Give all of the lines again, with nothing added or dropped.

*** Source data

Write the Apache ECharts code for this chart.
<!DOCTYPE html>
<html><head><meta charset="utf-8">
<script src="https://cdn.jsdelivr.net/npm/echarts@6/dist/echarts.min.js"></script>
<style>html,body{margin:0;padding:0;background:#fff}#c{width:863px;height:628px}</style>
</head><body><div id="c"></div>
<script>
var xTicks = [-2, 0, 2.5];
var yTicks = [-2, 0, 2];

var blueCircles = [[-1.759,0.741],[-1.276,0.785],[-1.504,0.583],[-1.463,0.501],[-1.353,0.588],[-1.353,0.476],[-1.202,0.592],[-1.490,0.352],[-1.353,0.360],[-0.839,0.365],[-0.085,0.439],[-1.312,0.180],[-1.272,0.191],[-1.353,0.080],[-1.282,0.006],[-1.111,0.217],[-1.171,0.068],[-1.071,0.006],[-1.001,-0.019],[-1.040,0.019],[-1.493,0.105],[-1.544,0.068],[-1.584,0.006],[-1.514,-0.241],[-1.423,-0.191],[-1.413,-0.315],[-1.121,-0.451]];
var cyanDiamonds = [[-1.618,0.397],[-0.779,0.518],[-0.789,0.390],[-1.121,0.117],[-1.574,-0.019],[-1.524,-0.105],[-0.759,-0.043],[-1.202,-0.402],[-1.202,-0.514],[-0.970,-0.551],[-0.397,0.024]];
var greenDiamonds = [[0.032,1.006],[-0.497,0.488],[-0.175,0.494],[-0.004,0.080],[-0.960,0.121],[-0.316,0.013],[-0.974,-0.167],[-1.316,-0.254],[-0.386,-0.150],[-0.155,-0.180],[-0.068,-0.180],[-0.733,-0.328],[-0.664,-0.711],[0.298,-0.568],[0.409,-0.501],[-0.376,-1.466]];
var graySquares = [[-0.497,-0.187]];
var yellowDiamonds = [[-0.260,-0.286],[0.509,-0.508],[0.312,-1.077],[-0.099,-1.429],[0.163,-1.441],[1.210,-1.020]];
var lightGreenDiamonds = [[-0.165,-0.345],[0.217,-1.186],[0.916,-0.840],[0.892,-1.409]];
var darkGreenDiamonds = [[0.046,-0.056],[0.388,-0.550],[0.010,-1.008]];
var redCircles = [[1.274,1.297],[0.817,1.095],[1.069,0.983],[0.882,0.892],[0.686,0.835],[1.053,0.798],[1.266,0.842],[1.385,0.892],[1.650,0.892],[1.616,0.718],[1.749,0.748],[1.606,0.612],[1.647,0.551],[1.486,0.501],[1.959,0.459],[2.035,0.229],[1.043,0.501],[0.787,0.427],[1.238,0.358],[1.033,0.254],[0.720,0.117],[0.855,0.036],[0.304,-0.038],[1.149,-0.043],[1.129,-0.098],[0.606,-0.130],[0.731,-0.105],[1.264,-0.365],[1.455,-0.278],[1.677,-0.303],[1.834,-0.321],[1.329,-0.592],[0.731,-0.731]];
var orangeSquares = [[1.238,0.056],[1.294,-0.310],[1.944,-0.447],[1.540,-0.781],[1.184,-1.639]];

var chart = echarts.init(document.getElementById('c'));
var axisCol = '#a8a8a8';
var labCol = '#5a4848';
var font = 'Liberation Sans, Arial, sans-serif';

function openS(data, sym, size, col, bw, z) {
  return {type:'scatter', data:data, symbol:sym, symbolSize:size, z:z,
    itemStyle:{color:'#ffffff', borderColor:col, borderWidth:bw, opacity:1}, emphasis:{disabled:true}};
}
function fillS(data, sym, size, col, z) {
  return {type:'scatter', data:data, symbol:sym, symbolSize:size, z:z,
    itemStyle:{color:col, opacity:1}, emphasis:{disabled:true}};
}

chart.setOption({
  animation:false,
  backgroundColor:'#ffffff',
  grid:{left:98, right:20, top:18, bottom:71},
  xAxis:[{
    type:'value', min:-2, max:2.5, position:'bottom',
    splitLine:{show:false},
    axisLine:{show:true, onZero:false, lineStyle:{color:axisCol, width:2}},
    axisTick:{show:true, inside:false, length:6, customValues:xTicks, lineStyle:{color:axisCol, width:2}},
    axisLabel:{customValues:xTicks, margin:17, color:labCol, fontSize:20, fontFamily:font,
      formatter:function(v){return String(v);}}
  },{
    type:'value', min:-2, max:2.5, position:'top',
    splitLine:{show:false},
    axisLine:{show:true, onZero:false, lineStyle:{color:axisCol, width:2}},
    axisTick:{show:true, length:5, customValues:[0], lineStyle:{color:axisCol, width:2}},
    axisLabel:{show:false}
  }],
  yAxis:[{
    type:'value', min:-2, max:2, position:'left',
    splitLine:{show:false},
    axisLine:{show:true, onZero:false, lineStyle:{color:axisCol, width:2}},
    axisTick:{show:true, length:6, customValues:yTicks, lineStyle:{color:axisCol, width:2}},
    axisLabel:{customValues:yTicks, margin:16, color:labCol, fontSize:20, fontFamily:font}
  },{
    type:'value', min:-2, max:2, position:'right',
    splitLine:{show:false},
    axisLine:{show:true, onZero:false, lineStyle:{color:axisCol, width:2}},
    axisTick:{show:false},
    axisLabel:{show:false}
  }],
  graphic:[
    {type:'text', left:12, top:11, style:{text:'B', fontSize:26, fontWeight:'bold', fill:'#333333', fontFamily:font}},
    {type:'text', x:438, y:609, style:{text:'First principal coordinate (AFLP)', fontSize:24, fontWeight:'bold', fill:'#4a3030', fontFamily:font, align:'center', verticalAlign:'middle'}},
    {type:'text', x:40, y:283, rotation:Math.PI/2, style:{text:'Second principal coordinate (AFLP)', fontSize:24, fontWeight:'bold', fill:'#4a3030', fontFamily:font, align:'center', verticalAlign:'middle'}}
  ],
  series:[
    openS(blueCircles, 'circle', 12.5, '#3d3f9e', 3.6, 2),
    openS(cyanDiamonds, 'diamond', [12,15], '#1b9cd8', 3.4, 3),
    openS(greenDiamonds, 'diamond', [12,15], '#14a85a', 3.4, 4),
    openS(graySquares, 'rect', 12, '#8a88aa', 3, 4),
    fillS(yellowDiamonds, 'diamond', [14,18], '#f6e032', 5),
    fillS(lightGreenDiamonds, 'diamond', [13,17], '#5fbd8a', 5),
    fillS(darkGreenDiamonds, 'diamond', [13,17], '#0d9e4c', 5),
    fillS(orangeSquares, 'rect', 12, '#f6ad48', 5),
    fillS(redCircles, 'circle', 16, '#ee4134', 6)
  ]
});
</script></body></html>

******

**Reply:**
Write the Apache ECharts code for this chart.
<!DOCTYPE html>
<html><head><meta charset="utf-8">
<script src="https://cdn.jsdelivr.net/npm/echarts@6/dist/echarts.min.js"></script>
<style>html,body{margin:0;padding:0;background:#fff}#c{width:863px;height:628px}</style>
</head><body><div id="c"></div>
<script>
var xTicks = [-2, 0, 2.5];
var yTicks = [-2, 0, 2];

var blueCircles = [[-1.759,0.741],[-1.276,0.785],[-1.504,0.583],[-1.463,0.501],[-1.353,0.588],[-1.353,0.476],[-1.202,0.592],[-1.490,0.352],[-1.353,0.360],[-0.839,0.365],[-0.085,0.439],[-1.312,0.180],[-1.272,0.191],[-1.353,0.080],[-1.282,0.006],[-1.111,0.217],[-1.171,0.068],[-1.071,0.006],[-1.001,-0.019],[-1.040,0.019],[-1.493,0.105],[-1.544,0.068],[-1.584,0.006],[-1.514,-0.241],[-1.423,-0.191],[-1.413,-0.315],[-1.121,-0.451]];
var cyanDiamonds = [[-1.618,0.397],[-0.779,0.518],[-0.789,0.390],[-1.121,0.117],[-1.574,-0.019],[-1.524,-0.105],[-0.759,-0.043],[-1.202,-0.402],[-1.202,-0.514],[-0.970,-0.551],[-0.397,0.024]];
var greenDiamonds = [[0.032,1.006],[-0.497,0.488],[-0.175,0.494],[-0.004,0.080],[-0.960,0.121],[-0.316,0.013],[-0.974,-0.167],[-1.316,-0.254],[-0.386,-0.150],[-0.155,-0.180],[-0.068,-0.180],[-0.733,-0.328],[-0.664,-0.711],[0.298,-0.568],[0.409,-0.501],[-0.376,-1.466]];
var graySquares = [[-0.497,-0.187]];
var yellowDiamonds = [[-0.260,-0.286],[0.509,-0.508],[0.312,-1.077],[-0.099,-1.429],[0.163,-1.441],[1.210,-1.020]];
var lightGreenDiamonds = [[-0.165,-0.345],[0.217,-1.186],[0.916,-0.840],[0.892,-1.409]];
var darkGreenDiamonds = [[0.046,-0.056],[0.388,-0.550],[0.010,-1.008]];
var redCircles = [[1.274,1.297],[0.817,1.095],[1.069,0.983],[0.882,0.892],[0.686,0.835],[1.053,0.798],[1.266,0.842],[1.385,0.892],[1.650,0.892],[1.616,0.718],[1.749,0.748],[1.606,0.612],[1.647,0.551],[1.486,0.501],[1.959,0.459],[2.035,0.229],[1.043,0.501],[0.787,0.427],[1.238,0.358],[1.033,0.254],[0.720,0.117],[0.855,0.036],[0.304,-0.038],[1.149,-0.043],[1.129,-0.098],[0.606,-0.130],[0.731,-0.105],[1.264,-0.365],[1.455,-0.278],[1.677,-0.303],[1.834,-0.321],[1.329,-0.592],[0.731,-0.731]];
var orangeSquares = [[1.238,0.056],[1.294,-0.310],[1.944,-0.447],[1.540,-0.781],[1.184,-1.639]];

var chart = echarts.init(document.getElementById('c'));
var axisCol = '#a8a8a8';
var labCol = '#5a4848';
var font = 'Liberation Sans, Arial, sans-serif';

function openS(data, sym, size, col, bw, z) {
  return {type:'scatter', data:data, symbol:sym, symbolSize:size, z:z,
    itemStyle:{color:'#ffffff', borderColor:col, borderWidth:bw, opacity:1}, emphasis:{disabled:true}};
}
function fillS(data, sym, size, col, z) {
  return {type:'scatter', data:data, symbol:sym, symbolSize:size, z:z,
    itemStyle:{color:col, opacity:1}, emphasis:{disabled:true}};
}

chart.setOption({
  animation:false,
  backgroundColor:'#ffffff',
  grid:{left:98, right:20, top:18, bottom:71},
  xAxis:[{
    type:'value', min:-2, max:2.5, position:'bottom',
    splitLine:{show:false},
    axisLine:{show:true, onZero:false, lineStyle:{color:axisCol, width:2}},
    axisTick:{show:true, inside:false, length:6, customValues:xTicks, lineStyle:{color:axisCol, width:2}},
    axisLabel:{customValues:xTicks, margin:17, color:labCol, fontSize:20, fontFamily:font,
      formatter:function(v){return String(v);}}
  },{
    type:'value', min:-2, max:2.5, position:'top',
    splitLine:{show:false},
    axisLine:{show:true, onZero:false, lineStyle:{color:axisCol, width:2}},
    axisTick:{show:true, length:5, customValues:[0], lineStyle:{color:axisCol, width:2}},
    axisLabel:{show:false}
  }],
  yAxis:[{
    type:'value', min:-2, max:2, position:'left',
    splitLine:{show:false},
    axisLine:{show:true, onZero:false, lineStyle:{color:axisCol, width:2}},
    axisTick:{show:true, length:6, customValues:yTicks, lineStyle:{color:axisCol, width:2}},
    axisLabel:{customValues:yTicks, margin:16, color:labCol, fontSize:20, fontFamily:font}
  },{
    type:'value', min:-2, max:2, position:'right',
    splitLine:{show:false},
    axisLine:{show:true, onZero:false, lineStyle:{color:axisCol, width:2}},
    axisTick:{show:false},
    axisLabel:{show:false}
  }],
  graphic:[
    {type:'text', left:12, top:11, style:{text:'B', fontSize:26, fontWeight:'bold', fill:'#333333', fontFamily:font}},
    {type:'text', x:438, y:609, style:{text:'First principal coordinate (AFLP)', fontSize:24, fontWeight:'bold', fill:'#4a3030', fontFamily:font, align:'center', verticalAlign:'middle'}},
    {type:'text', x:40, y:283, rotation:Math.PI/2, style:{text:'Second principal coordinate (AFLP)', fontSize:24, fontWeight:'bold', fill:'#4a3030', fontFamily:font, align:'center', verticalAlign:'middle'}}
  ],
  series:[
    openS(blueCircles, 'circle', 12.5, '#3d3f9e', 3.6, 2),
    openS(cyanDiamonds, 'diamond', [12,15], '#1b9cd8', 3.4, 3),
    openS(greenDiamonds, 'diamond', [12,15], '#14a85a', 3.4, 4),
    openS(graySquares, 'rect', 12, '#8a88aa', 3, 4),
    fillS(yellowDiamonds, 'diamond', [14,18], '#f6e032', 5),
    fillS(lightGreenDiamonds, 'diamond', [13,17], '#5fbd8a', 5),
    fillS(darkGreenDiamonds, 'diamond', [13,17], '#0d9e4c', 5),
    fillS(orangeSquares, 'rect', 12, '#f6ad48', 5),
    fillS(redCircles, 'circle', 16, '#ee4134', 6)
  ]
});
</script></body></html>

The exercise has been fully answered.